Edwards still starts his day with `Morning'

Former NPR host tunes in to old show but has a new one

August 25, 2005|By Karen Ravn | Karen Ravn,KNIGHT RIDDER/TRIBUNE

MONTEREY, Calif. - Does the jilted former host of National Public Radio's Morning Edition ever listen to the show anymore?

What a silly question.

"Every morning," Bob Edwards said in a recent telephone interview. "Where else am I going to get my news?"

And there it was - the famous voice, as thick and smooth as a chocolate milkshake.

After 25 years, NPR switched that voice off in spring 2004. Now Edwards' career is up in the air, you might say, but in a good way - on XM Satellite Radio.

You can still hear Edwards five mornings a week on his own hourlong show if you subscribe to XM, which offers more than 150 channels, including the public radio station that carries Edwards. XM Radio is commercial free and costs $12.95 a month.

For a smaller price, you can get the cyber version.

"I run continuously online," Edwards said. "Every hour on the hour for 24 hours."

Edwards' new show isn't a news show: "It's just me talking to interesting people about interesting things."

And sometimes he takes a break from interviewing others one-on-one and talks to the audience one-on-maybe-a-million. (When Edwards hosted Morning Edition it was the top-rated morning radio program in the country, with 13 million listeners a week.
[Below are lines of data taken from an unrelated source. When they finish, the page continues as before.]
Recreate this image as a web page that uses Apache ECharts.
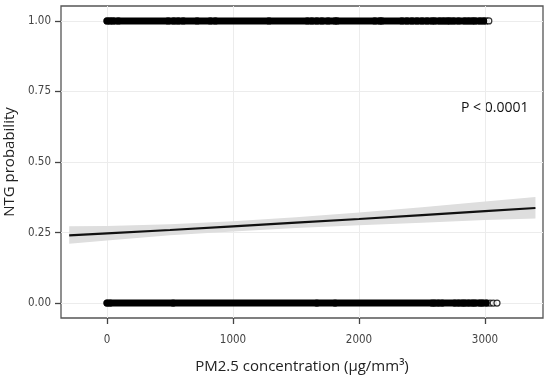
<!DOCTYPE html>
<html>
<head>
<meta charset="utf-8">
<script src="https://cdn.jsdelivr.net/npm/echarts@6/dist/echarts.min.js"></script>
<style>html,body{margin:0;padding:0;background:#fff;}#c{width:550px;height:377px;}</style>
</head>
<body>
<div id="c"></div>
<script>
// ---- data ----
var xTicks = [0, 1000, 2000, 3000];
var yTicks = [0, 0.25, 0.5, 0.75, 1];
// fitted curve and confidence band
var fitX = [-300, 0, 500, 1000, 1500, 2000, 2500, 3000, 3400];
var fitY = [0.240, 0.247, 0.259, 0.272, 0.285, 0.298, 0.312, 0.326, 0.337];
var ciLow = [0.210, 0.222, 0.240, 0.254, 0.266, 0.276, 0.285, 0.294, 0.300];
var ciHigh = [0.272, 0.273, 0.279, 0.290, 0.304, 0.321, 0.340, 0.360, 0.376];
// observations: dense extent and individually visible points
var ntgYesDense = [0, 2990];
var ntgYesSparse = [0, 25, 50, 90, 485, 530, 565, 605, 715, 820, 860, 1285, 1590, 1625, 1665, 1705, 1755, 1810, 1825, 2125, 2165, 2180, 2340, 2380, 2420, 2460, 2500, 2540, 2580, 2600, 2640, 2670, 2700, 2720, 2750, 2790, 2840, 2870, 2900, 2920, 2960, 2990, 3010, 3030];
var ntgNoDense = [0, 3010];
var ntgNoSparse = [0, 25, 525, 1665, 1810, 2580, 2600, 2630, 2660, 2760, 2790, 2820, 2840, 2870, 2900, 2920, 2960, 2980, 3015, 3040, 3065, 3095];
var pText = 'P < 0.0001';

var chart = echarts.init(document.getElementById('c'));
var narrow = '"Liberation Sans Narrow", "DejaVu Sans Condensed", sans-serif';
function pairs(xs, ys) { return xs.map(function (x, i) { return [x, ys[i]]; }); }
function row(xs, y) { return xs.map(function (x) { return [x, y]; }); }

var option = {
  animation: false,
  backgroundColor: '#fff',
  grid: { left: 61, right: 7, top: 6, bottom: 59, containLabel: false, outerBoundsMode: 'none',
    show: true, borderColor: '#555', borderWidth: 1.3, backgroundColor: 'transparent' },
  xAxis: {
    type: 'value', min: -365, max: 3460,
    name: 'PM2.5 concentration (μg/mm³)', nameLocation: 'middle', nameGap: 41,
    nameTextStyle: { fontFamily: '"Open Sans", sans-serif', fontSize: 15, color: '#222' },
    axisLine: { show: false, onZero: false },
    axisTick: { show: true, length: 6, lineStyle: { color: '#444', width: 1.3 }, customValues: xTicks },
    axisLabel: { customValues: xTicks, fontFamily: narrow, fontSize: 11.5, color: '#444', margin: 16,
      formatter: function (v) { return String(v); } },
    splitLine: { show: true, lineStyle: { color: '#ececec', width: 1 } }
  },
  yAxis: {
    type: 'value', min: -0.053, max: 1.053,
    name: 'NTG probability', nameLocation: 'middle', nameGap: 43,
    nameTextStyle: { fontFamily: '"Open Sans", sans-serif', fontSize: 15, color: '#222' },
    axisLine: { show: false, onZero: false },
    axisTick: { show: true, length: 6, lineStyle: { color: '#444', width: 1.3 }, customValues: yTicks },
    axisLabel: { customValues: yTicks, fontFamily: narrow, fontSize: 11.5, color: '#444', margin: 10,
      formatter: function (v) { return v.toFixed(2); } },
    splitLine: { show: true, lineStyle: { color: '#ececec', width: 1 } }
  },
  series: [
    { type: 'custom', data: pairs(fitX, fitY), silent: true,
      renderItem: function (params, api) {
        if (params.dataIndex !== 0) return null;
        var pts = [];
        for (var i = 0; i < fitX.length; i++) pts.push(api.coord([fitX[i], ciHigh[i]]));
        for (var j = fitX.length - 1; j >= 0; j--) pts.push(api.coord([fitX[j], ciLow[j]]));
        return { type: 'polygon', shape: { points: pts }, style: { fill: '#dedede' } };
      }
    },
    { type: 'line', data: pairs(fitX, fitY), symbol: 'none', lineStyle: { color: '#111', width: 2.2 } },
    { type: 'line', data: row(ntgYesDense, 1), symbol: 'none', lineStyle: { color: '#000', width: 7, cap: 'round' } },
    { type: 'line', data: row(ntgNoDense, 0), symbol: 'none', lineStyle: { color: '#000', width: 7, cap: 'round' } },
    { type: 'scatter', data: row(ntgYesSparse, 1), symbol: 'circle', symbolSize: 6,
      itemStyle: { color: '#fff', borderColor: '#000', borderWidth: 1.2 } },
    { type: 'scatter', data: row(ntgNoSparse, 0), symbol: 'circle', symbolSize: 6,
      itemStyle: { color: '#fff', borderColor: '#000', borderWidth: 1.2 } }
  ],
  graphic: [
    { type: 'text', left: 461, top: 101, style: { text: pText, fontFamily: '"Open Sans", sans-serif', fontSize: 14, fill: '#111' } }
  ]
};
chart.setOption(option);
</script>
</body>
</html>
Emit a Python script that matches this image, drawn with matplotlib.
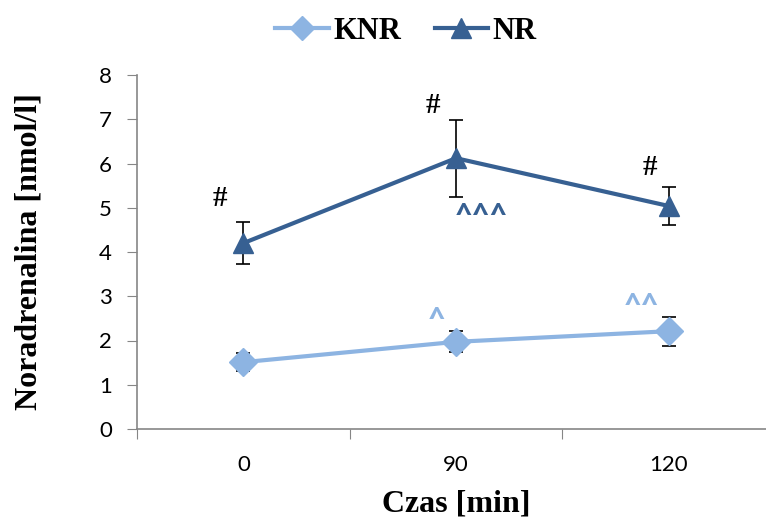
import matplotlib.pyplot as plt
from matplotlib.lines import Line2D

categories = ["0", "90", "120"]
knr = [1.51, 1.97, 2.21]
knr_err = [0.21, 0.24, 0.33]
nr = [4.20, 6.12, 5.04]
nr_err = [0.48, 0.87, 0.42]

knr_color = "#8DB4E2"
nr_color = "#376092"
axis_color = "#868686"

fig = plt.figure(figsize=(7.66, 5.18), dpi=100)
ax = fig.add_axes([137 / 766, 1 - 429 / 518, 638 / 766, 354 / 518])

x = list(range(len(categories)))
ax.errorbar(x, knr, yerr=knr_err, color=knr_color, lw=3.0, marker="D", ms=14,
            ecolor="black", elinewidth=1.2, capsize=5, capthick=1.2, zorder=3)
ax.errorbar(x, nr, yerr=nr_err, color=nr_color, lw=3.0, marker="^", ms=14,
            ecolor="black", elinewidth=1.2, capsize=5, capthick=1.2, zorder=3)

ax.set_xlim(-0.5, 2.5)
ax.set_ylim(0, 8)
ax.set_xticks([-0.5, 0.5, 1.5, 2.5])
ax.set_xticklabels([])
ax.set_xticks(x, minor=True)
ax.set_xticklabels(categories, minor=True)
ax.tick_params(axis="x", which="minor", length=0, pad=19)
ax.tick_params(axis="x", which="major", length=7, color=axis_color, direction="out")
ax.tick_params(axis="y", length=7, color=axis_color, direction="out", pad=11)
for lab in ax.get_xticklabels(minor=True) + ax.get_yticklabels():
    lab.set_fontfamily("Lato")
    lab.set_fontsize(16)
for side in ["top", "right"]:
    ax.spines[side].set_visible(False)
for side in ["left", "bottom"]:
    ax.spines[side].set_color(axis_color)
    ax.spines[side].set_linewidth(1.2)

serif = "Liberation Serif"
ax.set_xlabel("Czas [min]", fontfamily=serif, fontweight="bold", fontsize=23, labelpad=10)
ax.set_ylabel("Noradrenalina [nmol/l]", fontfamily=serif, fontweight="bold", fontsize=23, labelpad=40)

# significance marks
for px, py in [(-0.11, 5.22), (0.89, 7.30), (1.91, 5.92)]:
    ax.text(px, py, "#", fontfamily=serif, fontweight="bold", fontsize=21,
            ha="center", va="center")
ax.text(1.12, 4.61, "^^^", color=nr_color, fontfamily="Lato", fontweight="black",
        fontsize=22, ha="center", va="baseline")
ax.text(0.91, 2.25, "^", color=knr_color, fontfamily="Lato", fontweight="black",
        fontsize=22, ha="center", va="baseline")
ax.text(1.87, 2.58, "^^", color=knr_color, fontfamily="Lato", fontweight="black",
        fontsize=22, ha="center", va="baseline")

handles = [Line2D([], [], color=knr_color, lw=3.0, marker="D", ms=12),
           Line2D([], [], color=nr_color, lw=3.0, marker="^", ms=14)]
fig.legend(handles, ["KNR", "NR"], loc="center", bbox_to_anchor=(0.53, 0.94), ncol=2,
           frameon=False, prop={"family": serif, "weight": "bold", "size": 22},
           handlelength=1.75, handletextpad=0.15, columnspacing=1.1)

fig.savefig("out.png", dpi=100)
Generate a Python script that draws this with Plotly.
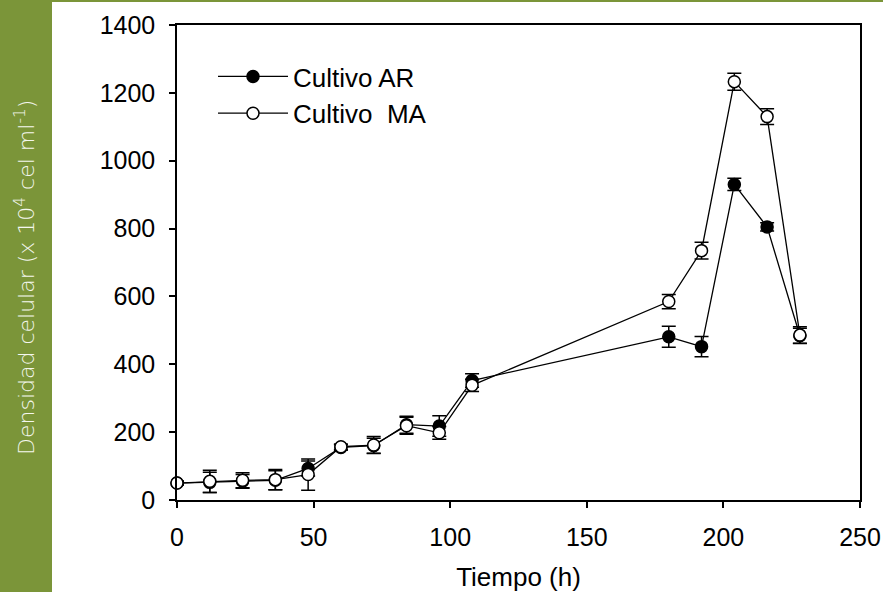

Audiences on XM are considerably smaller, but growing.)

In one of his more personal segments, Edwards told his audience about his never-boring border collie, Sam, another good thing - along with his new show - that has come into his life after parting company with Morning Edition.

The notion of talking about Sam may have been planted years ago on the many Friday Morning Editions that Edwards shared with his old friend Red Barber. "I learned a lot of broadcasting from Red," Edwards said, "from his humor and engagement with the audience. ... And like everyone else, I got interested in what was growing in his garden and what his cat was up to."

Overall, Edwards' memories of his old job are good, and he's proud of what he accomplished there. "There are days on Morning Edition I'm never going to forget," he said.

But he hasn't forgotten how it ended, either. "They didn't want me to host a daily program on the air anymore, and that's what I do."

For their part, NPR officials hold Edwards responsible for some of the hard feelings that developed between the two sides.

In his recent book, Edward R. Murrow and the Birth of Broadcast Journalism, Edwards describes how Murrow became expendable to CBS when his principles clashed with management.

Does he see any similarity between Murrow's conflict with management and his own? Not at all. Murrow wanted to do "bold, aggressive journalism," Edwards said, but his CBS bosses wouldn't let him because it might upset the sponsors.

"I wasn't denied any opportunity to do bold journalism," Edwards said. "They just didn't want me doing a daily program."

But he does see similarities between Murrow's situation and the general state of journalism on commercial stations.

"Commercial radio is not a valid news media anymore," he said. "NPR has stepped in to fill the vacuum. It's a vital resource that deserves our support."